Neighbors installed the "take one, leave one" little library on the southwest corner of 16th and Otoe streets two weeks ago, and the city wants it moved.
While the library itself doesn't violate any code, Public Works Director Miki Esposito said its location — between the sidewalk and Otoe Street — violates a rule requiring property owners to keep the public right of way cleared.
“(The city) uses that area for snow storage in the winter, light poles, mailboxes, things like that," Esposito said. "And I imagine these little libraries are meant to congregate people like a water cooler, but we don’t want people hanging around near the road by the curb.”
A public works employee inspected the library and wrote a letter to the church June 30 detailing why the library must be moved, giving July 10, Thursday, as a deadline.
Barbara Arendt, head of the Indian Village Neighborhood Association, coordinated the library project and said she was shocked by the letter.
This isn't the first little library built in a Lincoln right of way, she said. While doing research for the Southminster library, she visited most of the 25 Little Free Libraries she knows of in town and found that a good number had been built between the sidewalk and street.
At Southminster, putting the library in the right of way kept it away from the church’s sprinkler system and in plain sight for neighbors, Arendt said.
“The more we thought about it, the more the public right of way area made sense,” Arendt said. “It’s public right of way, it’s a public library, to me it sounds like it goes together. But the city disagrees.”
Arendt contends the library is no more dangerous than a light pole or utility box. She also questions why moving this library is a priority.
"I live across the street from an abandoned home, which the city knows about," she said. "It’s on their list, and I’m on them continuously about it. There are raccoons, paint falling off 25 percent of the house. It’s in violation of a bunch of codes, and yet it still stands there, rotting away."
Little Free Libraries are gaining popularity around the country. The website littlefreelibrary.org lists a dozen of them in Lincoln, but other sites list more than twice that number.

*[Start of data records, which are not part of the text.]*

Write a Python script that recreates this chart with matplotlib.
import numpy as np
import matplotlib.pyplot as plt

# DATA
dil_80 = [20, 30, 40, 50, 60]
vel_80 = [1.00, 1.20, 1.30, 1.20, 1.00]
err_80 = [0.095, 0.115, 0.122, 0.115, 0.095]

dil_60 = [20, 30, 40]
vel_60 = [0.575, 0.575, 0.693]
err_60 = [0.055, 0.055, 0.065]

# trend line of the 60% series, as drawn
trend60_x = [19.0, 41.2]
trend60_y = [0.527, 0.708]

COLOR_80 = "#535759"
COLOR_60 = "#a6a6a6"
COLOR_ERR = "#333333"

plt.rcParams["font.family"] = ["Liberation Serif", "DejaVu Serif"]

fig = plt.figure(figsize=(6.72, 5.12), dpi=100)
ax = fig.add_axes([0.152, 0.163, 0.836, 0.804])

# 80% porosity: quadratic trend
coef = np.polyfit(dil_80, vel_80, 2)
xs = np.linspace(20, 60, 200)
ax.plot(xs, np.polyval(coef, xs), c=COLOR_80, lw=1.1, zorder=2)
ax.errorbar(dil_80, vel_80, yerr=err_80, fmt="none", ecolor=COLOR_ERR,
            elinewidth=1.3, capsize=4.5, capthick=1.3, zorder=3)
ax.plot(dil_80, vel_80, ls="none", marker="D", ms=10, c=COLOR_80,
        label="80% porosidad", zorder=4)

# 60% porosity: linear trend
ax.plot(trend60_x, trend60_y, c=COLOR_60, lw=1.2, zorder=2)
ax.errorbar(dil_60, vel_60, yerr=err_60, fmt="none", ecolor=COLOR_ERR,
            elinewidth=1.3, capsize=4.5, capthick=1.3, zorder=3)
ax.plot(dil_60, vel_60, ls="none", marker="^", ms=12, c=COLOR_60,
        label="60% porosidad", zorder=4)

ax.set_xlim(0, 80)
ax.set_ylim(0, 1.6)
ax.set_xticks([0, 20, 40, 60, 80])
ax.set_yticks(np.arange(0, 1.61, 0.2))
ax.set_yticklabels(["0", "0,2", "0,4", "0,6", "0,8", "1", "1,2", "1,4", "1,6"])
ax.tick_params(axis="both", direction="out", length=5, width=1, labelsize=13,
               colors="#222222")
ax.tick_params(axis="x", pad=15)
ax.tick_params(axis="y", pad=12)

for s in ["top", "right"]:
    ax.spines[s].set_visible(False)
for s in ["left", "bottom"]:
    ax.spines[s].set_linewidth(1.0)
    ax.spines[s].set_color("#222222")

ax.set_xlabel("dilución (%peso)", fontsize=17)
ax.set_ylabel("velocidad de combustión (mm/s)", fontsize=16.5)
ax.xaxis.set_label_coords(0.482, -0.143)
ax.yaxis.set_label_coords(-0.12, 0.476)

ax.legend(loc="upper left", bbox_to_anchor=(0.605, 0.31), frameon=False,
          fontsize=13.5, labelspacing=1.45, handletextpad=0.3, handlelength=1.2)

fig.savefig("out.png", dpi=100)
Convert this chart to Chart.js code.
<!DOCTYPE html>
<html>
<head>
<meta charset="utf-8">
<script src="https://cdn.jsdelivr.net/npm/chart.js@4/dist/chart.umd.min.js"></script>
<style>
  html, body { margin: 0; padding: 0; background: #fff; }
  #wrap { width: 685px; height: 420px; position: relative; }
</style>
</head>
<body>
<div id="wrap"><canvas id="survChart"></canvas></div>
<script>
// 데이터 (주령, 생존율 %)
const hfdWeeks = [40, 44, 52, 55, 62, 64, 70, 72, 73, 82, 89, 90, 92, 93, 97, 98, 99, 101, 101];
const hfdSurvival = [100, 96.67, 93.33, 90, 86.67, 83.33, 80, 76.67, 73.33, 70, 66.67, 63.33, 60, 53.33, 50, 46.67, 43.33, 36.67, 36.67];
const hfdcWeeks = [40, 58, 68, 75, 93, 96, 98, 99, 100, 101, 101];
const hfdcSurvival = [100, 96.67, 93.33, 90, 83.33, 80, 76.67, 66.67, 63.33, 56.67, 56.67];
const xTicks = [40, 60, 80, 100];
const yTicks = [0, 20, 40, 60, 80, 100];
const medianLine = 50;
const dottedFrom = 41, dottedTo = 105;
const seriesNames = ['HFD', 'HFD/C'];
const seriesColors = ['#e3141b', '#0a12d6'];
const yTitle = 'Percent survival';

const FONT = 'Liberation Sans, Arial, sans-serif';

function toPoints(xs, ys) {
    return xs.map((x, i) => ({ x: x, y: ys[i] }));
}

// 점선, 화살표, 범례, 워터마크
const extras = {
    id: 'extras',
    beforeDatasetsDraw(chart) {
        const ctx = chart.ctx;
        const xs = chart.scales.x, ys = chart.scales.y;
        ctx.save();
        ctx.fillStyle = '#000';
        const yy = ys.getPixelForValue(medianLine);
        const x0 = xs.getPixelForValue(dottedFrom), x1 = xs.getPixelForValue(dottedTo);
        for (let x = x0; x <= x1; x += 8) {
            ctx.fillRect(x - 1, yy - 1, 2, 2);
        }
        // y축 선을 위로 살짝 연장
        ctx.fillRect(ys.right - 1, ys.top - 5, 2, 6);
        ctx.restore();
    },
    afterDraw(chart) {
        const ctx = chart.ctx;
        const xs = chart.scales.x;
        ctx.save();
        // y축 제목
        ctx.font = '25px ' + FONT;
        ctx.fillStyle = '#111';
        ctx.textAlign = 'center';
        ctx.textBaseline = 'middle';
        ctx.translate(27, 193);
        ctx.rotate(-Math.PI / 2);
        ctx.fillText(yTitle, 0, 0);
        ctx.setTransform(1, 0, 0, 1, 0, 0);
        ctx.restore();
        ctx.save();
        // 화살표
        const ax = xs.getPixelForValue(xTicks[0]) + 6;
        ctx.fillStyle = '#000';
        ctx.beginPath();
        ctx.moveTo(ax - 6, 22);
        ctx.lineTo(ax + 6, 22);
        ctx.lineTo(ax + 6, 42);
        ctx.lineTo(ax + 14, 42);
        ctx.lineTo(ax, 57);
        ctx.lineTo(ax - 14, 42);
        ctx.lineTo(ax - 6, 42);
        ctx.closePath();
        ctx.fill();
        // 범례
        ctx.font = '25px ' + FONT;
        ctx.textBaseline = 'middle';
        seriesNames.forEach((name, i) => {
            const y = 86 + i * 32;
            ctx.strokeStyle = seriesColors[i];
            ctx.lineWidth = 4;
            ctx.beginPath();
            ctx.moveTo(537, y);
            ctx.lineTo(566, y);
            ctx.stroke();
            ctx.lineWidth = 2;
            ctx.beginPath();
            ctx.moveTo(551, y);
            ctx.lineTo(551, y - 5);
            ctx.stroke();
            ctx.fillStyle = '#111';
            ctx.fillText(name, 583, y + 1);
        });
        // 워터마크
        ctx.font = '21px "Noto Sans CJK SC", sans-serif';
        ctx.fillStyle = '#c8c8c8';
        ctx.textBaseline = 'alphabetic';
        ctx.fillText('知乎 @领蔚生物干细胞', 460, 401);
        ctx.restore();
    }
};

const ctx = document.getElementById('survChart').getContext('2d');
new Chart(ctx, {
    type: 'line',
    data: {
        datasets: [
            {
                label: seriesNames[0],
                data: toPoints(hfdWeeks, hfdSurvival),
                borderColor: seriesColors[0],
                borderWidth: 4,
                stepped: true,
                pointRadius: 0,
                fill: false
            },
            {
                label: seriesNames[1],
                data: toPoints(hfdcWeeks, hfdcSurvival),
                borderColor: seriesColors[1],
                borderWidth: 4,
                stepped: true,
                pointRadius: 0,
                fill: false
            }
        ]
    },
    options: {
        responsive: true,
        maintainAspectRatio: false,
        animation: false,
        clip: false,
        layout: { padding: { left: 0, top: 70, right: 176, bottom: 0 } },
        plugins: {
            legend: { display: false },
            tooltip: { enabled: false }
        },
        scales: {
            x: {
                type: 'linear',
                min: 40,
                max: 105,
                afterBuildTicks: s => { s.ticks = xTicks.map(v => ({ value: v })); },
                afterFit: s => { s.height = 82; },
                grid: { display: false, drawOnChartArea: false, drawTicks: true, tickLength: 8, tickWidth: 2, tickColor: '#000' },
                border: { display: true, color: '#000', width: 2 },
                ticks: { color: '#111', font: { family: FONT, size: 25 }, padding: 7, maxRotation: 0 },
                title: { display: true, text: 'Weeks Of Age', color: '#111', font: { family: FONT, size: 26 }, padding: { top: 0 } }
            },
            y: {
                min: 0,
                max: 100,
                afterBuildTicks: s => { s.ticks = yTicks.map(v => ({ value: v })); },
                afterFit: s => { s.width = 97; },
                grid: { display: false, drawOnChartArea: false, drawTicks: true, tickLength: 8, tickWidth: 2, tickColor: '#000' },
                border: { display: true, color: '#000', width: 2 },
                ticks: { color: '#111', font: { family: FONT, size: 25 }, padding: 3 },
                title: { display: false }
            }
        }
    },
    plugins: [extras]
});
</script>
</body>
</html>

This is the first Little Free Library to be put on notice here. In Leawood, Kansas, this week, a 9-year-old boy who was forced to remove his little library from his front yard was allowed to put it back after arguing his case in front of the city council.
Esposito said she and Arendt have talked about relocating the Southminster library. It probably won't be moved by Thursday, Esposito said, but she is working with Arendt to delay the fine for a week or two.
“It would set not a very good precedent with allowing (little libraries) to be in the public right of way,” Esposito said. “They’re a really cool idea, and we don’t want to discourage it, but we just want it off the right of way.”